Would it be possible to either create a listing of all files and their modification times that can be retrieved in one fetch per dataset?
I am the data catalog maintainer for Google Earth Engine. We fully mirror several ocean color datasets, and we would like to reingest older assets if their files get modified, but it's hard to detect that. The only way to do this is to rescan all of the directories for each product daily, which is brittle and time-consuming.
A solution for this would be to create a single per-product listing that stores all of this metadata (for example, LP DAAC does this for Landsat data).

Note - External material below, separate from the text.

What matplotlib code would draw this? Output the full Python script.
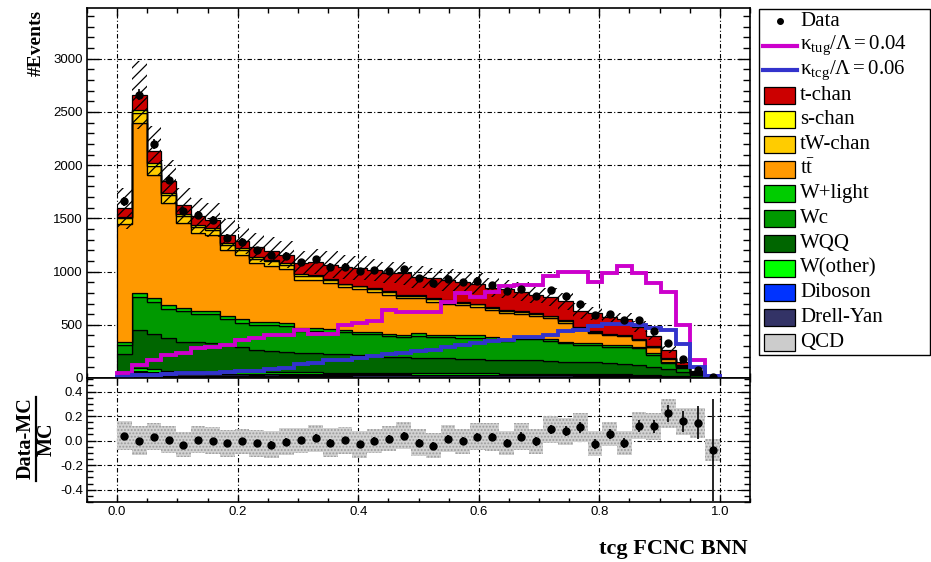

We are working with NASA EOSDIS to try and make some progress on this issue in general, but meanwhile some temporary solution would be much appreciated.

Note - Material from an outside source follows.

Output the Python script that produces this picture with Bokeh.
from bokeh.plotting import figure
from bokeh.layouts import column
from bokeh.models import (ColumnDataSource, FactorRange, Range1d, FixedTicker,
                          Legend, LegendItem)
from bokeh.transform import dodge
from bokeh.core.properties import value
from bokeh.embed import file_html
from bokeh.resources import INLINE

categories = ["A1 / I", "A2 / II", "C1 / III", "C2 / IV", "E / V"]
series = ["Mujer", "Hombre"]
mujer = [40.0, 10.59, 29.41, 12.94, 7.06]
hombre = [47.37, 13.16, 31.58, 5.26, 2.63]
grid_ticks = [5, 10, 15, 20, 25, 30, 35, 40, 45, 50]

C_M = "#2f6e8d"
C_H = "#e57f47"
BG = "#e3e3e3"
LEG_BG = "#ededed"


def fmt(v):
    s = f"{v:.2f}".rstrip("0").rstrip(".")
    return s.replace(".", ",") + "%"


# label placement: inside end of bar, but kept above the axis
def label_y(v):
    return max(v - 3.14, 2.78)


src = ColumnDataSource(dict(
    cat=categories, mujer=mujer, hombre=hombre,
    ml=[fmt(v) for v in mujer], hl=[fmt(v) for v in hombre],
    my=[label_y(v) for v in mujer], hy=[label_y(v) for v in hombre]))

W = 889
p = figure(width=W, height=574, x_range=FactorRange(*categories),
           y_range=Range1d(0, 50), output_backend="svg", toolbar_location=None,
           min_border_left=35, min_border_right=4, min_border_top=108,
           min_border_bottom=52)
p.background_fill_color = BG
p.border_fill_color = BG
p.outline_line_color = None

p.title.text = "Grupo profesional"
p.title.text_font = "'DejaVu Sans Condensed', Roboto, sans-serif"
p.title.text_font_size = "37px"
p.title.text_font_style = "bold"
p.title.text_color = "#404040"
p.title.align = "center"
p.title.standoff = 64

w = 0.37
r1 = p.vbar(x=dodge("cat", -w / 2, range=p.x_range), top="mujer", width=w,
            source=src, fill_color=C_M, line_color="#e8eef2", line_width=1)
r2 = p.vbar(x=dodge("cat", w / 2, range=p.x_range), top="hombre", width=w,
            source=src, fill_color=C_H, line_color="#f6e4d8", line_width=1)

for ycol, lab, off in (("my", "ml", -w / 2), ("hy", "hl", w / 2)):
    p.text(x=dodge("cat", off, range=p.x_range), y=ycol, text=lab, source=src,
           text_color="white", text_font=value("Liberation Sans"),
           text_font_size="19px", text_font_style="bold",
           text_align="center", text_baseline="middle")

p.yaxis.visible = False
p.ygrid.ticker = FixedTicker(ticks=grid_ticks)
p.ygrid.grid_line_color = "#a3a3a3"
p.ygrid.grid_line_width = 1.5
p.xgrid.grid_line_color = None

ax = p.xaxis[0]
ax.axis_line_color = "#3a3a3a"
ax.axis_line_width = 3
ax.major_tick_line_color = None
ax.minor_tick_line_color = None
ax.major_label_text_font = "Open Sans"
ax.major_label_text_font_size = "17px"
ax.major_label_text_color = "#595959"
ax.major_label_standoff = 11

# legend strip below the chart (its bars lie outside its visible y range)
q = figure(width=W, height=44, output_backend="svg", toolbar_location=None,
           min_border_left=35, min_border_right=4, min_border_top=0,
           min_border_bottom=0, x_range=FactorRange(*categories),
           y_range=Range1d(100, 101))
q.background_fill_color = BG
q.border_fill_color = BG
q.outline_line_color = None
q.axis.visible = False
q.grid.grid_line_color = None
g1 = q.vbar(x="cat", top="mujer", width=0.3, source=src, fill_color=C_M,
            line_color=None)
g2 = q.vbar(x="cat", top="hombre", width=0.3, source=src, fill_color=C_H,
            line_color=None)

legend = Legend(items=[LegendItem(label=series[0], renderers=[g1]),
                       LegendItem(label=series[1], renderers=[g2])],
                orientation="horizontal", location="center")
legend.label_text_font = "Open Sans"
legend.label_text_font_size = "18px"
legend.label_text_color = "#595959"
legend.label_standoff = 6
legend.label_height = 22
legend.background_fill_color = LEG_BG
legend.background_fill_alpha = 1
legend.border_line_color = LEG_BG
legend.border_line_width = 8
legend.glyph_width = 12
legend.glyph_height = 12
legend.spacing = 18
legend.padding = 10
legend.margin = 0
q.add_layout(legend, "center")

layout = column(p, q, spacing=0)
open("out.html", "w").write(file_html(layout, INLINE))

You can use the file_search api to retrieve such a listing. Using your POC daily mapped files as an example:
wget --post-data="search=A20*L3m_DAY_POC_poc_4km.nc&dtype=L3m&sensor=aqua&format=json&std_only=1" https://oceandata.sci.gsfc.nasa.gov/api/file_search -O poc-daily.json
Yes, dumping the entire archive might take longer than the timeout window for the API...but I hate static files as I have to make sure they're updated regularly...the API will always be current.
Since the vast majority of the data are not going to change between reprocessing events (which we announce and you should subscribe to our mailing list to be made aware of these),
you can add the option
wget --post-data="search=A20*nc&dtype=L3m&sensor=aqua&format=json&std_only=1&psdate=2018-10-01" https://oceandata.sci.gsfc.nasa.gov/api/file_search -O l3-daily.json
The 'p' refers to the processed date. The 's' (as in ps) refers to the start range - an equivalent end range also exists. So you can search on a range of dates.See the FAQ on the file_search utility.